------ Record extracts

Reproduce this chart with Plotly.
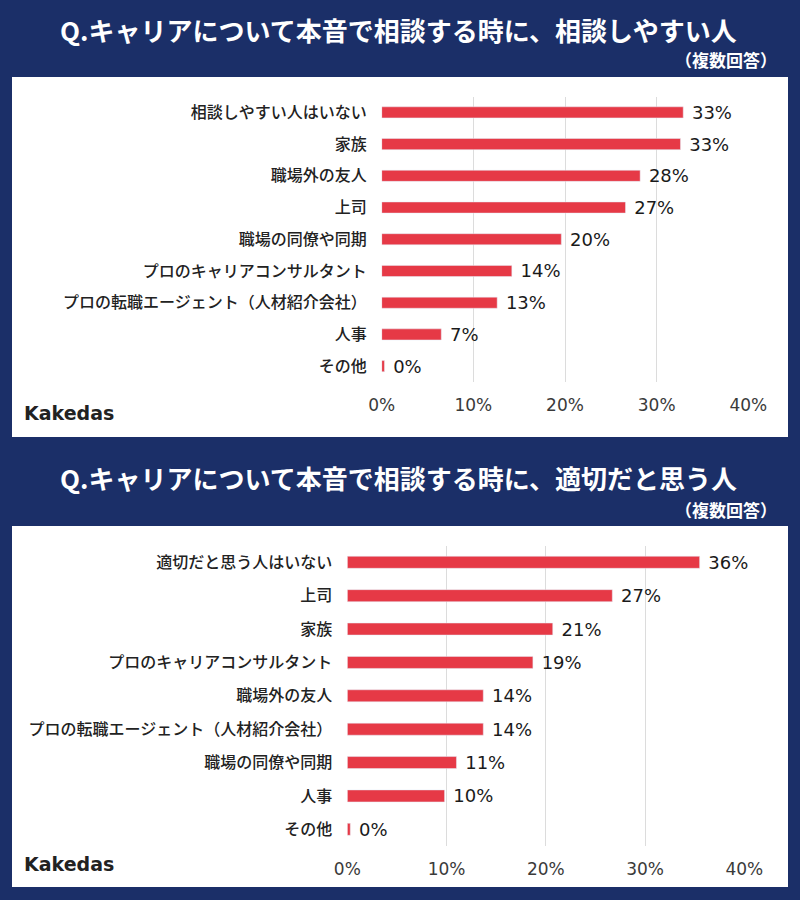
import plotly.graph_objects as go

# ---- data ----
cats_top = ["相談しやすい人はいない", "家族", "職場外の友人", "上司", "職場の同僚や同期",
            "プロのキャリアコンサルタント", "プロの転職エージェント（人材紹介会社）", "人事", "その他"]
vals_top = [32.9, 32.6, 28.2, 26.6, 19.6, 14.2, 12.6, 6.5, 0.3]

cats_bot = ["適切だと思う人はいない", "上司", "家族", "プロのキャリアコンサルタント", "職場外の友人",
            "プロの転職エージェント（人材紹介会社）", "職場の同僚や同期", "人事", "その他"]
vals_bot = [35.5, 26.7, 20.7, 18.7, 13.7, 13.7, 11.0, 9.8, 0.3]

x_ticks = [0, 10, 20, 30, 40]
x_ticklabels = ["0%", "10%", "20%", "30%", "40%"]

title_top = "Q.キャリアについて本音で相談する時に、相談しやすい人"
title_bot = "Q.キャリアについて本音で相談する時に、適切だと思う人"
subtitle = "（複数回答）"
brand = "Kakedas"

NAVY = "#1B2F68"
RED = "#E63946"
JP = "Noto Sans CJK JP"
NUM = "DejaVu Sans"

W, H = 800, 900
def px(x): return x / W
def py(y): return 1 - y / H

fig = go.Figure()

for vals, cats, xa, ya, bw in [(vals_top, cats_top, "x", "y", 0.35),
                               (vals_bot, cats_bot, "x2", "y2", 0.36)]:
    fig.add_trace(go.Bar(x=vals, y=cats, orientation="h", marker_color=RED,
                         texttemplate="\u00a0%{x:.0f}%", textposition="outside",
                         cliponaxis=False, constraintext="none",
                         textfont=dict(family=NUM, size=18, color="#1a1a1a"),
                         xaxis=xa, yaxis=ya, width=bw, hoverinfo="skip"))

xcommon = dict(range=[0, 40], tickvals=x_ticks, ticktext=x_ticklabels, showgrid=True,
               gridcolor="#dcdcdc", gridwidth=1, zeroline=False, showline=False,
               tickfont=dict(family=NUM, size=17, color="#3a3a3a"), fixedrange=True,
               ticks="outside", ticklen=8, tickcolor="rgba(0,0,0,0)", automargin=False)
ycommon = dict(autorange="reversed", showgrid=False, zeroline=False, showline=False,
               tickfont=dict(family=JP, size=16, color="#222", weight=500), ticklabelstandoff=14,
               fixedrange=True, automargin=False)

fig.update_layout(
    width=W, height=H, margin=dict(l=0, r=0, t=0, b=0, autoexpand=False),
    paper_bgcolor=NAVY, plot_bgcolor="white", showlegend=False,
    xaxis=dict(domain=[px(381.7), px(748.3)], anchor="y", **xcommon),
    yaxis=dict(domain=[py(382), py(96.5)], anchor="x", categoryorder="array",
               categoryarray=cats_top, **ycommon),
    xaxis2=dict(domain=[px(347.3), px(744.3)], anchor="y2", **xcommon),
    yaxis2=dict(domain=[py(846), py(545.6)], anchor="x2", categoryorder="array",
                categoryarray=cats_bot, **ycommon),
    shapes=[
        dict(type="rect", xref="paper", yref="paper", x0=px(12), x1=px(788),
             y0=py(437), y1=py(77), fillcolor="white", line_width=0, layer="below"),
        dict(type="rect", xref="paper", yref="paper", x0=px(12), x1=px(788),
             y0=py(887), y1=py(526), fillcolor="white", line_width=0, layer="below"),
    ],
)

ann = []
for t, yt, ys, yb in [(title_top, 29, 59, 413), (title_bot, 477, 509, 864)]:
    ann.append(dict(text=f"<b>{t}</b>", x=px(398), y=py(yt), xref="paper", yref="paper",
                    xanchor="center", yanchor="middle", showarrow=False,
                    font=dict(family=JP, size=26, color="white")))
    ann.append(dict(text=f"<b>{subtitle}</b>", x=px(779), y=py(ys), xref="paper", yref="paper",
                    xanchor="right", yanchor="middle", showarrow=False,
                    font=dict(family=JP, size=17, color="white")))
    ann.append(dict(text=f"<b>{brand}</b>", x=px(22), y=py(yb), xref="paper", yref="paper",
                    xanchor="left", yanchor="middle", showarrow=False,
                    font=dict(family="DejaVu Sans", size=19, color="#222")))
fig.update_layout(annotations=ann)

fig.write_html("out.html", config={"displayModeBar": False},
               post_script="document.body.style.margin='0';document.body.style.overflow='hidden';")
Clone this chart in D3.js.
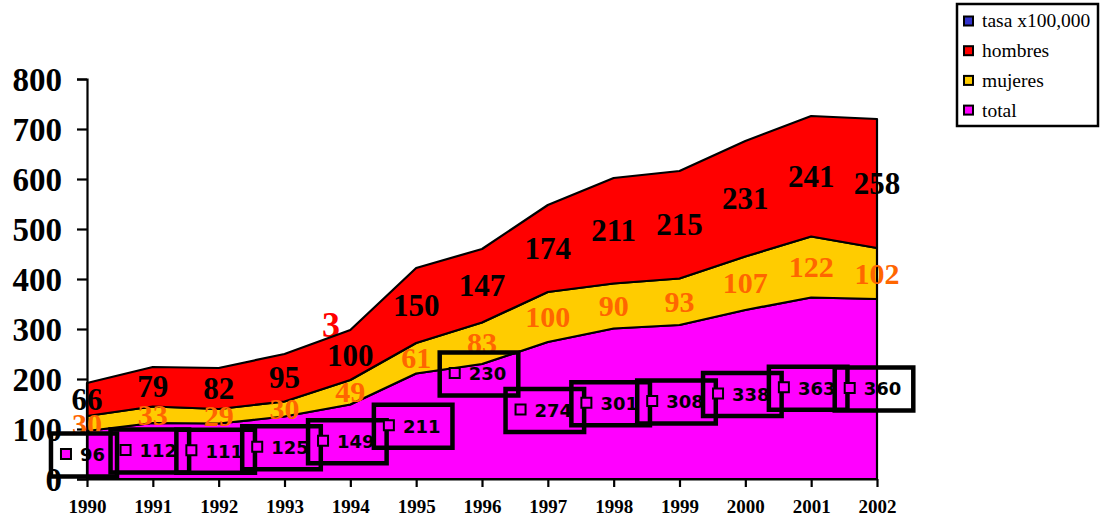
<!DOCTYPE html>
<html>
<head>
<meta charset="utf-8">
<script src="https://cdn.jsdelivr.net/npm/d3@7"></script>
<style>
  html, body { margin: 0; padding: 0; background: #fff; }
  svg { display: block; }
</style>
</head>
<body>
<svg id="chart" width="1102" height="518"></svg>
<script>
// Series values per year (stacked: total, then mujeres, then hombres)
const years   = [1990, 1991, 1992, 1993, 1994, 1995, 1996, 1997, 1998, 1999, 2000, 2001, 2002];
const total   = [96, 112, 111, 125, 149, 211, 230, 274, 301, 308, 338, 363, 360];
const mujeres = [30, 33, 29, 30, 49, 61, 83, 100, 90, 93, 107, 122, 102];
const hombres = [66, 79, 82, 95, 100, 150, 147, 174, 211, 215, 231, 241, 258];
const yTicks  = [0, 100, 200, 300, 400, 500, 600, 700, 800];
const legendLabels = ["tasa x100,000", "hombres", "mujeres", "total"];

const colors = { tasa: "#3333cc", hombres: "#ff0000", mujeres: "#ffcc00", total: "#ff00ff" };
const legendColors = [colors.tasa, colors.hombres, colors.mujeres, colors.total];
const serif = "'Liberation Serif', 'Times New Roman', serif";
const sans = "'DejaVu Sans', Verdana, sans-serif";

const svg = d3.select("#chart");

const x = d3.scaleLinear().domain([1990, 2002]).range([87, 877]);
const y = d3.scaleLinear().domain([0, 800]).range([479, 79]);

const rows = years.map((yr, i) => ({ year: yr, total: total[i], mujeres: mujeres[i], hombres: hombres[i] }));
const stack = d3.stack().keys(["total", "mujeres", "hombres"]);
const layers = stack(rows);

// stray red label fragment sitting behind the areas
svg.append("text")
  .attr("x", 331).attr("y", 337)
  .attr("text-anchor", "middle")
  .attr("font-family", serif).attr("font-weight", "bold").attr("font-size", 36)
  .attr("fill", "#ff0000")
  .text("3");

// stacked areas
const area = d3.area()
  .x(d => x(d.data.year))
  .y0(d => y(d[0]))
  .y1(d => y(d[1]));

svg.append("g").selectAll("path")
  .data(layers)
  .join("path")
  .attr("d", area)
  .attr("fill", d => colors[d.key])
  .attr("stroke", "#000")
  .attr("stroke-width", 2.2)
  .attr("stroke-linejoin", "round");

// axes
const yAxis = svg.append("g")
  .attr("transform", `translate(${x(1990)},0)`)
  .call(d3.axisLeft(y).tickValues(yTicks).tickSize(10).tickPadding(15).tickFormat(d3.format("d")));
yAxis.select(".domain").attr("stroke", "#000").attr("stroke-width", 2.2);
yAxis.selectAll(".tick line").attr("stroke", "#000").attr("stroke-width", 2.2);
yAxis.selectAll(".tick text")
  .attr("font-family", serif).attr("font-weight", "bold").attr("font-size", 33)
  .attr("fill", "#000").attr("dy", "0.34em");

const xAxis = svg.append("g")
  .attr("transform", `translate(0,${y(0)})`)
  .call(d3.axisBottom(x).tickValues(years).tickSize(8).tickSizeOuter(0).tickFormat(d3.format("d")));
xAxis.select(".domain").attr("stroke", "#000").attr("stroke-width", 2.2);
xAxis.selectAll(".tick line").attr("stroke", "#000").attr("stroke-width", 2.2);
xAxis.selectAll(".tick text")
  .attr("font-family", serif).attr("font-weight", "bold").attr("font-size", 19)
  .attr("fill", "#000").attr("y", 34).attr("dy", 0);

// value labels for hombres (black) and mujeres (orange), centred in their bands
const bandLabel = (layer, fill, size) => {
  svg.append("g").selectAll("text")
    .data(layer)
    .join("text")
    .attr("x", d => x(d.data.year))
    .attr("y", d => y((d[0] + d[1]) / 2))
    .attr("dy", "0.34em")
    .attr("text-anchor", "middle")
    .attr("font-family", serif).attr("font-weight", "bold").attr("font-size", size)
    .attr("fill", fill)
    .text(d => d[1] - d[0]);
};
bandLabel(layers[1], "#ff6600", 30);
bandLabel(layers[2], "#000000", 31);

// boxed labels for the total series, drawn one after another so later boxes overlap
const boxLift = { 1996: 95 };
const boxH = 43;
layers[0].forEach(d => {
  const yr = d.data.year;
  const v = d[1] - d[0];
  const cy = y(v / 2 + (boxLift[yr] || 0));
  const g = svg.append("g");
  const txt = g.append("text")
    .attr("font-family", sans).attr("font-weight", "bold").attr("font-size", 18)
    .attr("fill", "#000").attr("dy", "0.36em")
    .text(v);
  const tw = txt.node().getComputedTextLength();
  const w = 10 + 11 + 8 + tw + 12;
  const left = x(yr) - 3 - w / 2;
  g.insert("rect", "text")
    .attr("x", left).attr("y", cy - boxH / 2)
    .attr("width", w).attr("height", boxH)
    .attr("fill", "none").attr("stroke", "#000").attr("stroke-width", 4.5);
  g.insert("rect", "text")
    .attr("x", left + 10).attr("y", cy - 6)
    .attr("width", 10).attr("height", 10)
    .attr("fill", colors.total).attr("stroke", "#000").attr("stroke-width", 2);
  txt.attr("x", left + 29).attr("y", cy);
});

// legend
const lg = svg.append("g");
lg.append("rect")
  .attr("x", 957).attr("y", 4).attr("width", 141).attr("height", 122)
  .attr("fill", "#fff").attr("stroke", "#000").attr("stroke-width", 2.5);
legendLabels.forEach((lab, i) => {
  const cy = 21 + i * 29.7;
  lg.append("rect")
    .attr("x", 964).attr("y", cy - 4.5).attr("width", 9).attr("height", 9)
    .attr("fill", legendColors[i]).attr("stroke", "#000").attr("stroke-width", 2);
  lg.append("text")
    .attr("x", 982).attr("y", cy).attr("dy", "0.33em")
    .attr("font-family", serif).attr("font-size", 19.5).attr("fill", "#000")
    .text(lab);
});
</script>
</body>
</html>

------------

### Task goal
Within the material above, find the lines that contain the word "this"; copy them.

### The output
Reproduce this chart with Plotly.
Clone this chart in D3.js.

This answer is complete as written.